I can think of no better purpose, no better moral purpose, no better purpose period.  This is what can differentiate our period from the 1930s, by actually doing something.  So let’s do it.

We’ve been warned now, twice, and given a road map to peace — a way possibly to avoid the Hobson’s choice of a pre-emptive strike against Iran or an eventual nuclear war that would start with Israel but not stop there.  We need to do it before time runs out.
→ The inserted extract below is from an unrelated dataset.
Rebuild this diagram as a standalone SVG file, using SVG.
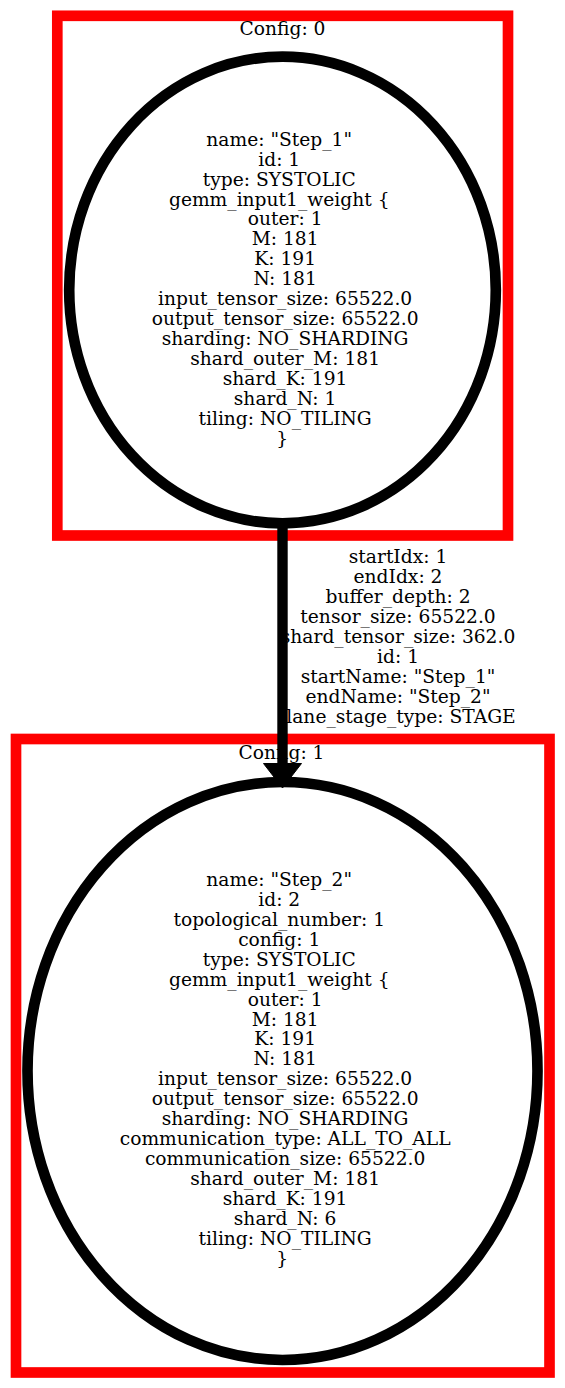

Richard Baehr asked Netanyahu to predict Iran’s response, assuming non-military options failed and some military response becomes required, and Netanyahu answered as follows:

"I can posit many, many responses — those that are mentioned and some that are not, on the part of Iran. But none of them involve the risk, none of them begin to measure up to the horrible — not risk, horrible certainty — certain horrors I should say — that await if Iran gets nuclear weapons. So at the end of the day, we have to prevent them from getting those weapons. Period."

Essential reports on the Netanyahu call include those by Atlas Shrugs (who also summarizes the Q&As following Netanyahu’s remarks), Gateway Pundit (an “incredible talk . . . an exceptional call”), Mere Rhetoric (with Omri’s usual stellar analysis) and The Hedgehog Blog (with an insightful comment on divestment).  Other bloggers whose reports will undoubtedly follow include Boker tov, Boulder! and American Thinker.  The extended list of bloggers on the call is here, where you should listen to the entire 25-minute call.

UPDATERichard Baehr’s perceptive summary in American Thinker is here; Power Line’s post calls attention to Atthias Kuntzel’s very important article in The Weekly Standard (“Iran’s Obsession with the Jews”), which concludes as follows:

The alarm cannot be sounded loudly enough. If Iran is not put under pressure without delay and forced to choose between changing course and suffering devastating economic sanctions, the only remaining alternatives will be a bad one — the military option — and a dreadful one — the Iranian bomb.